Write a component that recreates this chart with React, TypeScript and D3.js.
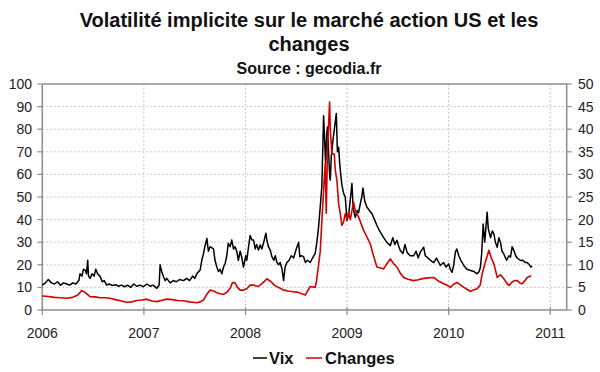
import React from "react";
import * as d3 from "d3";

// Vix (axe de gauche)
const vixYears = [
  2006.0, 2006.03, 2006.059, 2006.09, 2006.12, 2006.15, 2006.18, 2006.21, 2006.24, 2006.27,
  2006.3, 2006.33, 2006.36, 2006.371, 2006.39, 2006.405, 2006.421, 2006.435, 2006.447, 2006.455,
  2006.47, 2006.49, 2006.51, 2006.526, 2006.545, 2006.568, 2006.59, 2006.61, 2006.634, 2006.66,
  2006.69, 2006.72, 2006.75, 2006.78, 2006.81, 2006.84, 2006.87, 2006.9, 2006.93, 2006.96,
  2006.995, 2007.03, 2007.06, 2007.09, 2007.127, 2007.15, 2007.16, 2007.175, 2007.193, 2007.21,
  2007.225, 2007.258, 2007.29, 2007.32, 2007.35, 2007.39, 2007.42, 2007.45, 2007.48, 2007.5,
  2007.521, 2007.554, 2007.57, 2007.587, 2007.6, 2007.62, 2007.635, 2007.652, 2007.685, 2007.7,
  2007.718, 2007.734, 2007.75, 2007.767, 2007.784, 2007.8, 2007.816, 2007.83, 2007.849, 2007.865,
  2007.882, 2007.898, 2007.915, 2007.93, 2007.948, 2007.965, 2007.98, 2008.003, 2008.013, 2008.03,
  2008.046, 2008.063, 2008.079, 2008.096, 2008.11, 2008.128, 2008.145, 2008.161, 2008.18, 2008.201,
  2008.21, 2008.226, 2008.244, 2008.26, 2008.28, 2008.293, 2008.31, 2008.325, 2008.342, 2008.36,
  2008.375, 2008.39, 2008.408, 2008.43, 2008.45, 2008.474, 2008.5, 2008.523, 2008.535, 2008.55,
  2008.572, 2008.59, 2008.61, 2008.637, 2008.66, 2008.686, 2008.703, 2008.72, 2008.736, 2008.752,
  2008.769, 2008.789, 2008.8, 2008.808, 2008.818, 2008.828, 2008.835, 2008.845, 2008.861, 2008.875,
  2008.894, 2008.905, 2008.917, 2008.927, 2008.94, 2008.95, 2008.966, 2008.982, 2008.999, 2009.015,
  2009.031, 2009.048, 2009.06, 2009.081, 2009.1, 2009.113, 2009.13, 2009.145, 2009.156, 2009.175,
  2009.196, 2009.22, 2009.245, 2009.27, 2009.294, 2009.32, 2009.36, 2009.39, 2009.426, 2009.45,
  2009.47, 2009.491, 2009.51, 2009.524, 2009.55, 2009.57, 2009.59, 2009.62, 2009.655, 2009.68,
  2009.7, 2009.721, 2009.754, 2009.77, 2009.787, 2009.82, 2009.853, 2009.88, 2009.918, 2009.95,
  2009.975, 2010.0, 2010.017, 2010.034, 2010.05, 2010.066, 2010.08, 2010.1, 2010.12, 2010.149,
  2010.18, 2010.215, 2010.25, 2010.28, 2010.3, 2010.313, 2010.325, 2010.34, 2010.355, 2010.379,
  2010.39, 2010.412, 2010.43, 2010.445, 2010.46, 2010.478, 2010.494, 2010.51, 2010.525, 2010.543,
  2010.57, 2010.593, 2010.609, 2010.625, 2010.642, 2010.66, 2010.675, 2010.708, 2010.73, 2010.755,
  2010.773, 2010.795, 2010.81, 2010.822,
];
const vixValues = [
  11, 12, 13.5, 12, 11.5, 12.5, 11, 12, 11.5, 11,
  12, 11.5, 13, 16, 15, 18, 17.7, 16, 22, 15,
  14, 16, 15, 18, 16, 15, 12.5, 13, 11, 11.5,
  10.8, 11.2, 10.5, 11, 10.3, 11, 10, 11.5, 10.5, 11,
  10.3, 11.5, 10.5, 11, 9.6, 11, 20, 17, 14.7, 13,
  14, 12, 13, 12.5, 13.5, 13, 14, 13, 15, 14,
  16, 17.7, 22, 25, 28, 31.7, 26, 28, 27, 22,
  19, 17, 18, 16, 19, 20.6, 24, 29.5, 28, 31,
  27, 28, 25.8, 22, 26, 23, 19, 24, 22, 28,
  33, 31, 31, 27, 29, 26.5, 28.8, 27, 30, 34,
  31, 28, 26.5, 23.6, 22, 24, 21, 20, 21, 18,
  13, 19, 21, 22, 24, 23, 27, 30, 23.6, 24,
  23.6, 21, 22, 21, 23, 25, 30, 37, 45.7, 55,
  86, 65, 78, 81, 70, 60, 57.5, 68, 75, 80,
  87, 70, 72, 65, 59, 55, 51.6, 50, 39.6, 42,
  48.5, 56, 45, 41, 44, 43, 47, 50, 54, 48,
  45.5, 44, 42.6, 40, 37.4, 35, 32, 30, 28.5, 32,
  29, 30.8, 28, 26.3, 25, 29, 25.6, 24, 24, 26,
  23, 25.6, 27.8, 24, 23.4, 22, 21, 23, 19.7, 21,
  19, 20.4, 18, 16.7, 20, 25.6, 27, 24, 22, 19.7,
  18, 17.5, 17, 16, 17, 19, 25, 38, 30, 43.3,
  36, 32, 35, 33.7, 30, 27.8, 32, 30, 26, 24.8,
  22, 24, 23.4, 28, 26.3, 24, 23, 21.9, 22, 21,
  21, 20, 19, 19.5,
];

// Changes (axe de droite)
const fxYears = [
  2006.0, 2006.06, 2006.12, 2006.18, 2006.24, 2006.3, 2006.35, 2006.388, 2006.42, 2006.47,
  2006.52, 2006.57, 2006.62, 2006.667, 2006.72, 2006.78, 2006.831, 2006.88, 2006.93, 2006.98,
  2007.028, 2007.08, 2007.127, 2007.17, 2007.225, 2007.28, 2007.33, 2007.39, 2007.45, 2007.521,
  2007.554, 2007.587, 2007.62, 2007.652, 2007.685, 2007.718, 2007.75, 2007.784, 2007.816, 2007.849,
  2007.873, 2007.898, 2007.92, 2007.948, 2007.98, 2008.013, 2008.046, 2008.079, 2008.128, 2008.17,
  2008.211, 2008.25, 2008.29, 2008.342, 2008.375, 2008.42, 2008.47, 2008.52, 2008.588, 2008.637,
  2008.686, 2008.7, 2008.736, 2008.752, 2008.769, 2008.785, 2008.795, 2008.808, 2008.828, 2008.835,
  2008.851, 2008.874, 2008.884, 2008.9, 2008.917, 2008.933, 2008.949, 2008.966, 2008.982, 2008.999,
  2009.015, 2009.032, 2009.064, 2009.08, 2009.113, 2009.163, 2009.229, 2009.26, 2009.294, 2009.33,
  2009.36, 2009.4, 2009.426, 2009.46, 2009.491, 2009.52, 2009.557, 2009.6, 2009.655, 2009.7,
  2009.754, 2009.8, 2009.853, 2009.9, 2009.951, 2009.99, 2010.017, 2010.05, 2010.083, 2010.12,
  2010.149, 2010.18, 2010.215, 2010.25, 2010.28, 2010.31, 2010.33, 2010.36, 2010.396, 2010.42,
  2010.445, 2010.47, 2010.478, 2010.51, 2010.543, 2010.57, 2010.593, 2010.625, 2010.65, 2010.675,
  2010.7, 2010.724, 2010.75, 2010.773, 2010.795, 2010.813,
];
const fxValues = [
  3.1, 3.0, 2.8, 2.7, 2.6, 2.8, 3.3, 4.3, 3.9, 2.95,
  2.9, 2.7, 2.7, 2.6, 2.3, 2.0, 1.7, 1.8, 2.1, 2.2,
  2.4, 2.0, 1.85, 2.1, 2.4, 2.3, 2.1, 2.05, 1.8, 1.6,
  1.8, 2.2, 3.5, 4.4, 4.2, 3.8, 3.6, 3.5, 3.9, 4.8,
  6.1, 6.0, 5.0, 4.4, 4.4, 4.7, 5.5, 5.5, 5.2, 6.0,
  6.9, 6.3, 5.4, 4.8, 4.4, 4.2, 4.05, 3.9, 3.3, 5.2,
  5.0, 6.5, 13, 19.8, 26.5, 32.4, 21.4, 36, 46, 40,
  34.6, 34.5, 31, 28.7, 23.5, 21.4, 18.7, 19.5, 21.3, 20,
  21.7, 20, 23.9, 22, 20.6, 17.6, 14.6, 12, 9.5, 9.3,
  9.1, 10.5, 11.3, 10.2, 9.5, 8.3, 7.2, 6.8, 6.5, 6.7,
  7.0, 7.1, 7.2, 6.4, 5.8, 5.4, 5.0, 5.7, 6.1, 5.5,
  5.0, 4.6, 4.1, 4.5, 4.7, 5.5, 8.0, 10.5, 13.2, 11.5,
  10.2, 8.0, 7.2, 7.8, 6.9, 6.0, 5.4, 6.2, 6.5, 6.5,
  6.0, 5.8, 6.5, 7.2, 7.4, 7.6,
];

const leftTicks = [0, 10, 20, 30, 40, 50, 60, 70, 80, 90, 100];
const rightTicks = [0, 5, 10, 15, 20, 25, 30, 35, 40, 45, 50];
const yearTicks = [2006, 2007, 2008, 2009, 2010, 2011];

const W = 600;
const H = 372;
const font = "'Liberation Sans', Arial, sans-serif";
const axisColor = "#8c8c8c";
const gridColor = "#c8c8c8";
const red = "#d40000";

export default function App() {
  const margin = { top: 84, left: 42.3, right: 566.7, bottom: 310 };

  const x = d3.scaleLinear().domain([2006, 2011.162]).range([margin.left, margin.right]);
  const yL = d3.scaleLinear().domain([0, 100]).range([margin.bottom, margin.top]);
  const yR = d3.scaleLinear().domain([0, 50]).range([margin.bottom, margin.top]);

  const vixLine = d3
    .line<number>()
    .x((_, i) => x(vixYears[i]))
    .y((d) => yL(d));
  const fxLine = d3
    .line<number>()
    .x((_, i) => x(fxYears[i]))
    .y((d) => yR(d));

  return (
    <svg
      width={W}
      height={H}
      style={{ position: "absolute", left: 0, top: 0, background: "#fff" }}
      fontFamily={font}
    >
      <rect width={W} height={H} fill="#fff" />

      {/* titre */}
      <text x={309} y={27} textAnchor="middle" fontSize={20} fontWeight="bold" fill="#111">
        Volatilité implicite sur le marché action US et les
      </text>
      <text x={309} y={51} textAnchor="middle" fontSize={20} fontWeight="bold" fill="#111">
        changes
      </text>
      <text x={309} y={74} textAnchor="middle" fontSize={16} fontWeight="bold" fill="#111">
        Source : gecodia.fr
      </text>

      {/* grille */}
      {leftTicks
        .filter((t) => t > 0 && t < 100)
        .map((t) => (
          <line
            key={"h" + t}
            x1={margin.left}
            x2={margin.right}
            y1={yL(t)}
            y2={yL(t)}
            stroke={gridColor}
            strokeDasharray="2,2"
          />
        ))}
      {yearTicks
        .filter((t) => t > 2006)
        .map((t) => (
          <line
            key={"v" + t}
            x1={x(t)}
            x2={x(t)}
            y1={margin.top}
            y2={margin.bottom}
            stroke={gridColor}
            strokeDasharray="2,2"
          />
        ))}

      {/* cadre / axes */}
      <line x1={margin.left} x2={margin.right} y1={margin.top} y2={margin.top} stroke={axisColor} strokeWidth={1.5} />
      <line x1={margin.left} x2={margin.right} y1={margin.bottom} y2={margin.bottom} stroke={axisColor} strokeWidth={1.5} />
      <line x1={margin.left} x2={margin.left} y1={margin.top} y2={margin.bottom} stroke={axisColor} strokeWidth={1.5} />
      <line x1={margin.right} x2={margin.right} y1={margin.top} y2={margin.bottom} stroke={axisColor} strokeWidth={1.5} />

      {leftTicks.map((t) => (
        <g key={"l" + t}>
          <line x1={margin.left - 5} x2={margin.left} y1={yL(t)} y2={yL(t)} stroke={axisColor} strokeWidth={1.2} />
          <text x={32} y={yL(t) + 5} textAnchor="end" fontSize={14} fill="#222">
            {t}
          </text>
        </g>
      ))}
      {rightTicks.map((t) => (
        <g key={"r" + t}>
          <line x1={margin.right} x2={margin.right + 5} y1={yR(t)} y2={yR(t)} stroke={axisColor} strokeWidth={1.2} />
          <text x={578} y={yR(t) + 5} textAnchor="start" fontSize={14} fill="#222">
            {t}
          </text>
        </g>
      ))}
      {yearTicks.map((t) => (
        <g key={"x" + t}>
          <line x1={x(t)} x2={x(t)} y1={margin.bottom - 3} y2={margin.bottom + 5} stroke={axisColor} strokeWidth={1.2} />
          <text x={x(t)} y={338} textAnchor="middle" fontSize={14} fill="#222">
            {t}
          </text>
        </g>
      ))}

      {/* séries */}
      <path d={vixLine(vixValues) ?? ""} fill="none" stroke="#000" strokeWidth={1.5} strokeLinejoin="round" />
      <path d={fxLine(fxValues) ?? ""} fill="none" stroke={red} strokeWidth={1.6} strokeLinejoin="round" />

      {/* légende */}
      <line x1={253} x2={267} y1={358} y2={358} stroke="#000" strokeWidth={1.5} />
      <text x={269} y={363.5} fontSize={16.5} fontWeight="bold" fill="#111">
        Vix
      </text>
      <line x1={306} x2={322} y1={358} y2={358} stroke={red} strokeWidth={1.5} />
      <text x={325} y={363.5} fontSize={16.5} fontWeight="bold" fill="#111">
        Changes
      </text>
    </svg>
  );
}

* * *

§ CHALLENGE: Pictures stay out. Repeat only the lines from the beginning of the data through the line that has "import * as".

§ THE OUTPUT:
Write a component that recreates this chart with React, TypeScript and D3.js.
import React from "react";
import * as d3 from "d3";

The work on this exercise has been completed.